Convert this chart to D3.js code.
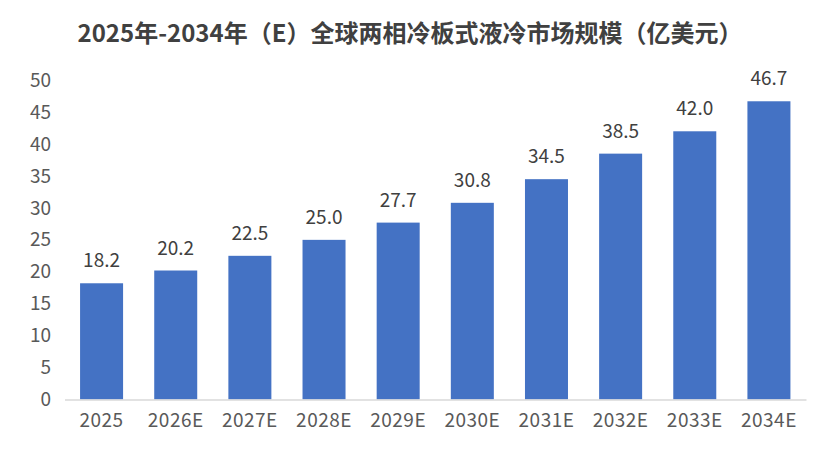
<!DOCTYPE html>
<html>
<head>
<meta charset="utf-8">
<script src="https://cdn.jsdelivr.net/npm/d3@7"></script>
<style>
  body { margin: 0; background: #fff; }
  text { font-family: "Noto Sans CJK SC", "Noto Sans", sans-serif; }
</style>
</head>
<body>
<svg id="chart" width="831" height="450"></svg>
<script>
var title = "2025年-2034年（E）全球两相冷板式液冷市场规模（亿美元）";
var years = ["2025", "2026E", "2027E", "2028E", "2029E", "2030E", "2031E", "2032E", "2033E", "2034E"];
var values = [18.2, 20.2, 22.5, 25.0, 27.7, 30.8, 34.5, 38.5, 42.0, 46.7];
var yTicks = [0, 5, 10, 15, 20, 25, 30, 35, 40, 45, 50];

var svg = d3.select("#chart");

var x = d3.scaleBand()
  .domain(years)
  .range([64.5, 806])
  .paddingInner(0.42)
  .paddingOuter(0.21);

var y = d3.scaleLinear()
  .domain([0, 50])
  .range([399.5, 80.2]);

// 标题
svg.append("text")
  .attr("x", 410)
  .attr("y", 42)
  .attr("text-anchor", "middle")
  .attr("font-size", "24px")
  .attr("font-weight", "bold")
  .attr("fill", "#404040")
  .text(title);

// y轴（只有刻度文字）
var yAxis = svg.append("g")
  .attr("transform", "translate(64,0)")
  .call(d3.axisLeft(y).tickValues(yTicks).tickSize(0).tickPadding(13));
yAxis.select(".domain").remove();
yAxis.selectAll("text")
  .attr("font-size", "19px")
  .attr("fill", "#595959")
  .style("font-family", "'Noto Sans CJK SC', 'Noto Sans', sans-serif");

// 柱子
svg.selectAll("rect.bar")
  .data(values)
  .enter()
  .append("rect")
  .attr("class", "bar")
  .attr("x", function(d, i) { return x(years[i]); })
  .attr("y", function(d) { return y(d); })
  .attr("width", x.bandwidth())
  .attr("height", function(d) { return y(0) - y(d); })
  .attr("fill", "#4472C4");

// 数据标签
svg.selectAll("text.val")
  .data(values)
  .enter()
  .append("text")
  .attr("class", "val")
  .attr("x", function(d, i) { return x(years[i]) + x.bandwidth() / 2; })
  .attr("y", function(d) { return y(d) - 16; })
  .attr("text-anchor", "middle")
  .attr("font-size", "19px")
  .attr("fill", "#404040")
  .text(function(d) { return d.toFixed(1); });

// x轴
var xAxis = svg.append("g")
  .attr("transform", "translate(0," + y(0) + ")")
  .call(d3.axisBottom(x).tickSize(0).tickPadding(14));
xAxis.select(".domain")
  .attr("stroke", "#d9d9d9")
  .attr("stroke-width", 1.5);
xAxis.selectAll("text")
  .attr("font-size", "19px")
  .attr("letter-spacing", "0.5px")
  .attr("fill", "#595959")
  .style("font-family", "'Noto Sans CJK SC', 'Noto Sans', sans-serif");
</script>
</body>
</html>
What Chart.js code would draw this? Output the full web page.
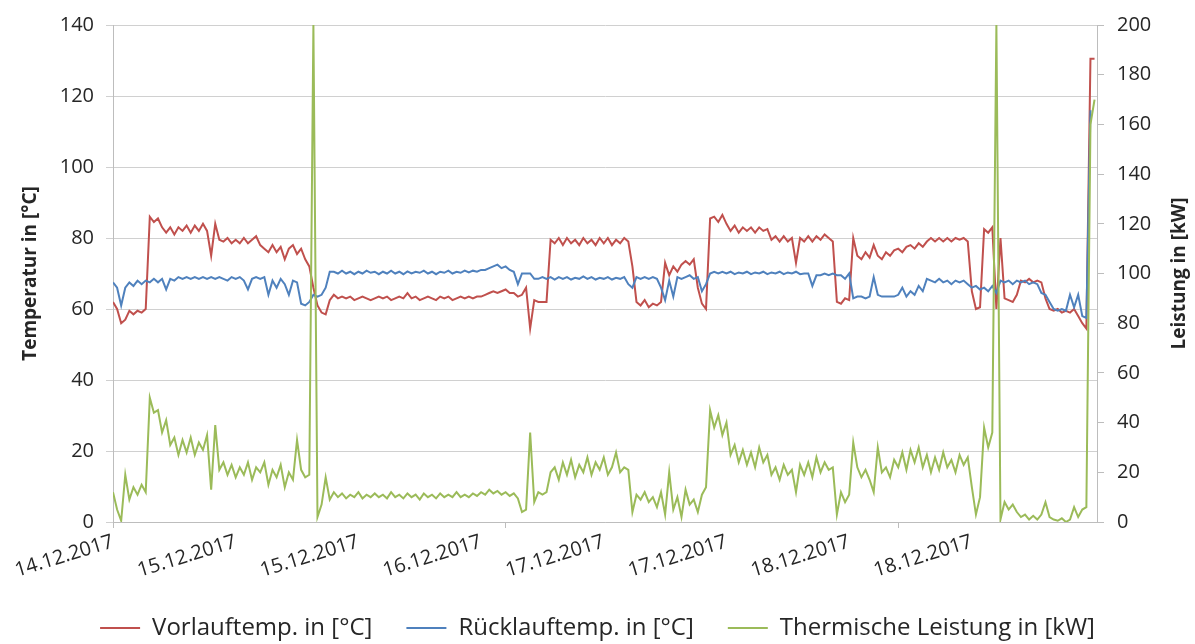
<!DOCTYPE html>
<html><head><meta charset="utf-8">
<script src="https://cdn.jsdelivr.net/npm/chart.js@4.4.0/dist/chart.umd.min.js"></script>
<style>html,body{margin:0;padding:0;background:#fff}#wrap{width:1195px;height:644px;position:relative}</style>
</head><body><div id="wrap"><canvas id="c"></canvas></div>
<script>
// x positions are half-hour steps from the start of the record
const dateLabels = ['14.12.2017','15.12.2017','15.12.2017','16.12.2017','17.12.2017','17.12.2017','18.12.2017','18.12.2017'];
const labelPositions = [0,30,60,90,120,150,180,210];
const tickMarkPositions = [0,96,192];
const xMax = 240.6;

const seriesNames = ['Vorlauftemp. in [°C]','Rücklauftemp. in [°C]','Thermische Leistung in [kW]'];
const leftAxisTitle = 'Temperatur in [°C]';
const rightAxisTitle = 'Leistung in [kW]';

// Vorlauftemperatur [°C]
const vorlauf = [
 62,60,56,57,59.5,58.5,59.5,59,60,86,
 84.5,85.5,83,81.5,83,81,83,82,83.5,81.5,
 83.5,82,84,82,75,84,79.5,79,80,78.5,
 79.5,78.5,80,78.5,79.5,80.5,78,77,76,78,
 76,77.5,74,77,78,75.5,77,74,72,66,
 61,59,58.5,62.5,64,63,63.5,63,63.5,62.5,
 63,63.5,63,62.5,63,63.5,63,63.5,62.5,63,
 63.5,63,64.5,63,63.5,62.5,63,63.5,63,62.5,
 63.5,63,63.5,62.5,63,63.5,63,63.5,63,63.5,
 63.5,64,64.5,65,64.5,65,65.5,64.5,64.5,63.5,
 64,66,54.5,62.5,62,62,62,79.5,78.5,80,
 78,80,78.5,79.5,78,80,78.5,79.5,78,80,
 78.5,80,78,79.5,78.5,80,79,72,62,61,
 62.5,60.5,61.5,61,62,73,69.5,72,70.5,72.5,
 73.5,72.5,74,66,61.5,60,85.5,86,84.5,86.5,
 84,82,83.5,81.5,83,82,83,81.5,83,82,
 82.5,79.5,80.5,79,80.5,79,80,73,80,79,
 80.5,79,80.5,79.5,81,80,79,62,61.5,63,
 62.5,80,75,74,76,74.5,78,75,74,76,
 75,76.5,77,76,77.5,78,77,78.5,77.5,79,
 80,79,80,79,80,79,80,79.5,80,79,
 65,60,60.5,82.5,81.5,83,60,80,63,62.5,
 62,64,68,67.5,68.5,67.5,68,67.5,63,60,
 59.5,60,59,59.5,59,60,58,56,54.5,130.5,
 130.5
];

// Rücklauftemperatur [°C]
const ruecklauf = [
 67.5,66,61,66,67.5,66.5,68,67,68,67.5,
 68.5,67.5,68.5,65.5,68.5,68,69,68.5,69,68.5,
 69,68.5,69,68.5,69,68.5,69,68.5,68,69,
 68.5,69,68,65.5,68.5,69,68.5,69,64,68,
 66,68.5,67,64,68,67.5,61.5,61,62,64,
 63.5,64,66,70.5,70.5,70,70.8,70,70.5,69.8,
 70.5,70,70.8,70.2,70.5,69.8,70.5,70,70.8,70,
 70.5,69.8,70.6,70,70.5,70.2,70.8,70,70.5,69.8,
 70.5,70.2,70.8,70,70.5,70.2,70.8,70.3,70.8,70.5,
 71,71,71.5,72,72.5,71.5,72,71,70.5,67,
 70,70,70,68.5,68.5,69,68.5,69,68.3,69,
 68.5,69,68.3,68.8,68.5,69.2,68.5,69,68.3,68.8,
 68.5,69,68.3,68.8,68.5,69,67,66,69,68.5,
 69,68.5,69,68.5,66,62.5,68,63.5,69,68.5,
 69,69.5,68.5,69,65,67,70,70.5,70,70.5,
 70,70.5,69.8,70.3,70,70.5,69.8,70.3,70,70.5,
 69.8,70.3,70,70.5,69.8,70.3,70,70.5,69.8,70,
 70,66.5,69.5,69.5,70,69.5,70,69.5,69.5,68.5,
 70,63,63.5,63.5,63,63.5,69,64,63.5,63.5,
 63.5,63.5,64,66,63.5,65,64,66.5,65,68.5,
 68,67.5,68.5,67.5,68,67,68,67.5,68,67,
 66,66.5,65.5,66,65,66.5,64.5,68,67.5,68,
 67,68,67.5,68,67,67.5,67,64.5,64,62,
 60,59.5,60,59.5,64,60.5,64,58,57.5,116,
 null
];

// Thermische Leistung [kW]
const leistung = [
 12,5,0.5,19,9,14,11,15,12,50,
 44,45,36,41,31,34,27,33,28,34,
 27,32,29,35,13,39,21,24,19,23,
 18,22,19,24,17,22,20,24,15,21,
 18,23,14,20,17,33,21,18,19,200,
 2,7,18,9,12,10,11.5,9.5,11,10,
 12,9.5,11,10,11.5,10,11,9.5,12,10,
 11,9.5,11.5,10,11,9,11.5,10,11,9.5,
 11.5,10,11,10,12,10,11,10,11.5,10.5,
 12,11,13,11.5,12.5,11,12,10.5,11.5,9.5,
 4,5,36,8,12,11,12,20,22,17,
 24,19,25,18,23,20,26,19,24,21,
 26,19,22,28,20,22,21,4,11,9,
 12,8,10,6,12,3,20,5,10,2,
 13,7,9,4,11,14,45,38,43,35,
 40,27,31,24,29,23,28,22,30,24,
 27,19,22,17,23,19,21,12,23,19,
 24,18,26,20,24,21,22,3,12,8,
 11,32,22,18,21,17,12,30,20,22,
 18,25,22,28,21,29,24,30,22,27,
 20,26,21,28,22,25,20,27,23,26,
 14,3,10,38,30,36,200,1,8,5,
 7,4,2,3,1,2.5,1,3,8,2,
 1,0.5,1.5,0,1,6,2,5,6,160,
 170
];

const toXY = arr => arr.map((v, i) => ({x: i, y: v}));
const FONT = "'Open Sans', sans-serif";
const GRID = '#d0d0d0';
const AXIS = '#bdbdbd';
const TXT = '#262626';

const rightTitlePlugin = {
  id: 'rightTitle',
  afterDraw(chart) {
    const ctx = chart.ctx, a = chart.chartArea;
    ctx.save();
    ctx.translate(1180, (a.top + a.bottom) / 2);
    ctx.rotate(-Math.PI / 2);
    ctx.font = 'bold 19px ' + FONT;
    ctx.fillStyle = TXT;
    ctx.textAlign = 'center';
    ctx.textBaseline = 'middle';
    ctx.fillText(rightAxisTitle, 0, 0);
    ctx.restore();
  }
};

new Chart(document.getElementById('c'), {
  type: 'line',
  data: {
    datasets: [
      {label: seriesNames[0], data: toXY(vorlauf), borderColor: '#C0504D', backgroundColor: '#C0504D', borderWidth: 2, yAxisID: 'y', order: 3},
      {label: seriesNames[1], data: toXY(ruecklauf), borderColor: '#4F81BD', backgroundColor: '#4F81BD', borderWidth: 2, yAxisID: 'y', order: 2},
      {label: seriesNames[2], data: toXY(leistung), borderColor: '#9BBB59', backgroundColor: '#9BBB59', borderWidth: 2, yAxisID: 'y2', order: 1}
    ]
  },
  options: {
    responsive: true,
    maintainAspectRatio: false,
    animation: false,
    elements: {line: {borderWidth: 2, tension: 0}, point: {radius: 0}},
    layout: {padding: {left: 0, right: 0, top: 20, bottom: 0}},
    plugins: {
      tooltip: {enabled: false},
      legend: {
        position: 'bottom',
        maxHeight: 62,
        labels: {
          usePointStyle: true, pointStyle: 'line', pointStyleWidth: 40,
          padding: 34, color: TXT, font: {family: FONT, size: 24},
          sort: (a, b) => a.datasetIndex - b.datasetIndex,
          generateLabels: chart => chart.data.datasets.map((ds, i) => ({
            text: ds.label, datasetIndex: i, fillStyle: ds.borderColor, strokeStyle: ds.borderColor,
            lineWidth: 2, pointStyle: 'line', hidden: false, fontColor: TXT
          }))
        }
      }
    },
    scales: {
      x: {
        type: 'linear', min: 0, max: xMax,
        afterBuildTicks: s => {
          const vals = [...new Set([...labelPositions, ...tickMarkPositions])].sort((a, b) => a - b);
          s.ticks = vals.map(v => ({value: v}));
        },
        afterFit: s => { s.height = 60; },
        ticks: {
          autoSkip: false, minRotation: 17, maxRotation: 17, padding: 2,
          color: TXT, font: {family: FONT, size: 20},
          callback: v => { const k = labelPositions.indexOf(v); return k >= 0 ? dateLabels[k] : ''; }
        },
        grid: {
          drawOnChartArea: false, tickLength: 6,
          tickColor: c => (c.tick && tickMarkPositions.includes(c.tick.value)) ? AXIS : 'rgba(0,0,0,0)'
        },
        border: {color: AXIS, width: 1}
      },
      y: {
        position: 'left', min: 0, max: 140,
        ticks: {stepSize: 20, padding: 12, color: TXT, font: {family: FONT, size: 20}},
        grid: {color: GRID, tickColor: GRID, tickLength: 7},
        border: {color: AXIS},
        afterFit: s => { s.width = 113; },
        title: {display: true, text: leftAxisTitle, color: TXT, font: {family: FONT, size: 19, weight: 'bold'}, padding: {top: 19, bottom: 0}}
      },
      y2: {
        position: 'right', min: 0, max: 200,
        ticks: {stepSize: 20, padding: 13, color: TXT, font: {family: FONT, size: 20}},
        grid: {drawOnChartArea: false, tickColor: AXIS, tickLength: 7},
        border: {color: AXIS},
        afterFit: s => { s.width = 98; }
      }
    }
  },
  plugins: [rightTitlePlugin]
});
</script>
</body></html>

• • • • • • •

> [REQUIRED WORK] From the entries above, return each line with the word "this" in it.

> [TASK ANSWER]
Convert this chart to D3.js code.
What Chart.js code would draw this? Output the full web page.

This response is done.